Google caught red-handed stealing lyrics from a popular website

Avatar Written by Hamza Zakir · 1 min read>

Things are already very bad for big tech in general, what with the on-going attempt to curb their power with anti-trust regulation, but it’s really starting to go downhill for Google. The search engine giant has been accused of stealing music lyrics from the popular digital media company, Genius.

Genius’ website is the go-to location online whenever a song’s lyrics, and their meaning, need to be determined. This unique value proposition has been the primary reason for making it one of the most visited websites therefore anything that threatens this position is bound to force the company to take immediate action.

And take action they did, and that too in an extremely ingenious manner. As the Wall Street Journal reports, Genius used Morse Code to determine that Google was indeed stealing lyrics that the company had spent years collecting from an array of musicians.
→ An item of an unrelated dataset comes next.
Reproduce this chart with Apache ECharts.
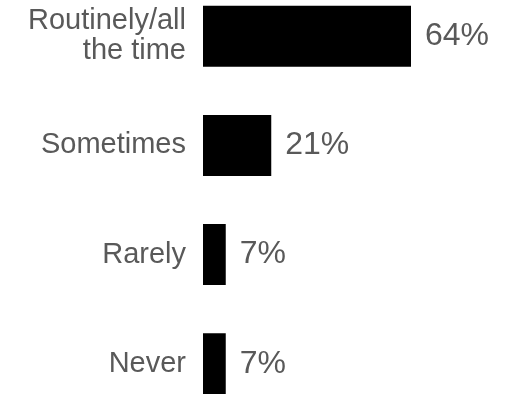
<!DOCTYPE html>
<html>
<head>
<meta charset="utf-8">
<script src="https://cdn.jsdelivr.net/npm/echarts@6/dist/echarts.min.js"></script>
<style>
html,body{margin:0;padding:0;background:#fff;}
#chart{width:519px;height:394px;}
</style>
</head>
<body>
<div id="chart"></div>
<script>
var categories = ['Routinely/all\nthe time', 'Sometimes', 'Rarely', 'Never'];
var values = [64, 21, 7, 7];

var chart = echarts.init(document.getElementById('chart'), null, {renderer: 'canvas'});
chart.setOption({
  animation: false,
  backgroundColor: '#ffffff',
  grid: {left: 203, width: 325, top: -18.3, height: 436.6, containLabel: false, outerBoundsMode: 'none'},
  xAxis: {
    type: 'value', min: 0, max: 100, show: false
  },
  yAxis: {
    type: 'category', data: categories, inverse: true,
    axisLine: {show: false}, axisTick: {show: false}, splitLine: {show: false},
    axisLabel: {
      margin: 17, color: '#595959', fontSize: 29, lineHeight: 30,
      fontFamily: 'Liberation Sans, Arial, sans-serif', align: 'right'
    }
  },
  series: [{
    type: 'bar', data: values, barWidth: 61,
    itemStyle: {color: '#000000'},
    label: {
      show: true, position: 'right', distance: 14,
      formatter: '{c}%', color: '#595959', fontSize: 32,
      fontFamily: 'Liberation Sans, Arial, sans-serif'
    }
  }]
});
</script>
</body>
</html>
Genius claims that it has solid proof that Google has been raking content from its website as it uses a special watermarking system. This system alternates between straight and curly single quotation marks in its apostrophes, and it is this very system that was used by the company to encrypt the words ‘Red Handed’ into various lyrics.

Genius is adamant that Google has been shamelessly stealing lyrics from its website to display for users on the search page. This might be immensely convenient for the users since they don’t have to navigate anywhere else, but it means fewer users end up visiting Genius’ website.
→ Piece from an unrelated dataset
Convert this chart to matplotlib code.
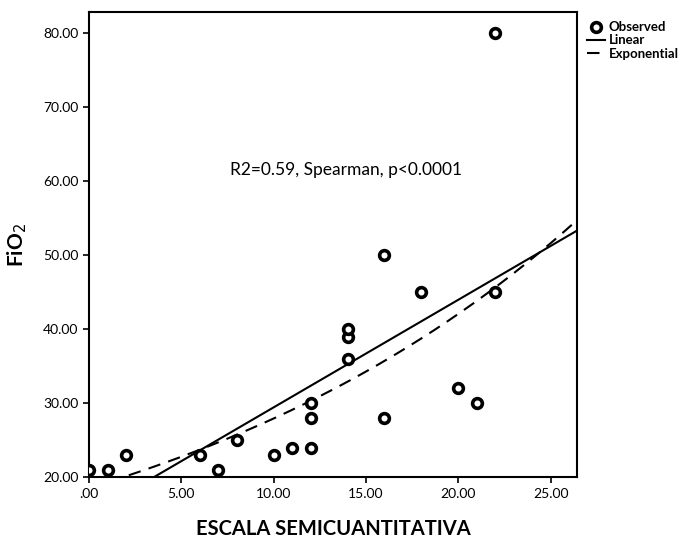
import numpy as np
import matplotlib.pyplot as plt

plt.rcParams['font.family'] = ['Lato', 'DejaVu Sans']

# Data
escala = [0, 1, 2, 6, 7, 8, 10, 11, 12, 12, 12, 14, 14, 14, 16, 16, 18, 20, 21, 22, 22]
fio2 = [21, 21, 23, 23, 21, 25, 23, 24, 24, 28, 30, 36, 39, 40, 50, 28, 45, 32, 30, 45, 80]

x = np.array(escala, dtype=float)
y = np.array(fio2, dtype=float)

# Fits (linear and exponential via log-linear regression)
b1, b0 = np.polyfit(x, y, 1)
eb, ea = np.polyfit(x, np.log(y), 1)
xs = np.linspace(0, 26.5, 300)
y_lin = b0 + b1 * xs
y_exp = np.exp(ea) * np.exp(eb * xs)

fig = plt.figure(figsize=(6.8, 5.41), dpi=100)
ax = fig.add_axes([0.131, 0.118, 0.718, 0.86])

ax.plot(x, y, 'o', markersize=7, markerfacecolor='white', markeredgecolor='black',
        markeredgewidth=2.6, linestyle='none', label='Observed', zorder=3)
ax.plot(xs, y_lin, color='black', linewidth=1.5, label='Linear')
ax.plot(xs, y_exp, color='black', linewidth=1.5, linestyle=(0, (6, 4)), label='Exponential')

ax.set_xlim(0, 26.45)
ax.set_ylim(20, 82.9)
ax.set_xticks([0, 5, 10, 15, 20, 25])
ax.set_xticklabels(['.00', '5.00', '10.00', '15.00', '20.00', '25.00'])
ax.set_yticks([20, 30, 40, 50, 60, 70, 80])
ax.set_yticklabels(['20.00', '30.00', '40.00', '50.00', '60.00', '70.00', '80.00'])
ax.tick_params(labelsize=10, length=4, width=1.2)
for s in ax.spines.values():
    s.set_linewidth(1.5)

ax.set_xlabel('ESCALA SEMICUANTITATIVA', fontsize=14.5, fontweight='bold', labelpad=14)
ax.set_ylabel('FiO$_2$', fontsize=15, fontweight='bold', labelpad=10)

ax.text(13.9, 61.5, 'R2=0.59, Spearman, p<0.0001', fontsize=12.5, ha='center', va='center')

ax.legend(loc='upper left', bbox_to_anchor=(1.0, 1.0), frameon=False,
          handlelength=1.4, handletextpad=0.3, labelspacing=0.1, borderaxespad=0.3,
          prop={'weight': 'bold', 'size': 9.5})

fig.savefig('out.png', dpi=100)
Over the last two years, we’ve shown Google irrefutable evidence again and again that they are displaying lyrics copied from Genius,” said Genius’s chief strategy officer Ben Gross.

Google, on the other hand, denies these accusations and insists that it acquires these lyrics rightfully from licensed partners. In an interview with The Wall Street Journal, a Google representative said, “We take data quality and creator rights very seriously and hold our licensing partners accountable to the terms of our agreement.”

Even if Google manages to slide out of this one, actions like this one merely paint a loathsome picture of a tech giant that is prepared to do anything to monopolize its domain. And that’s something that is certainly not going to help the company in the upcoming anti-trust lawsuits.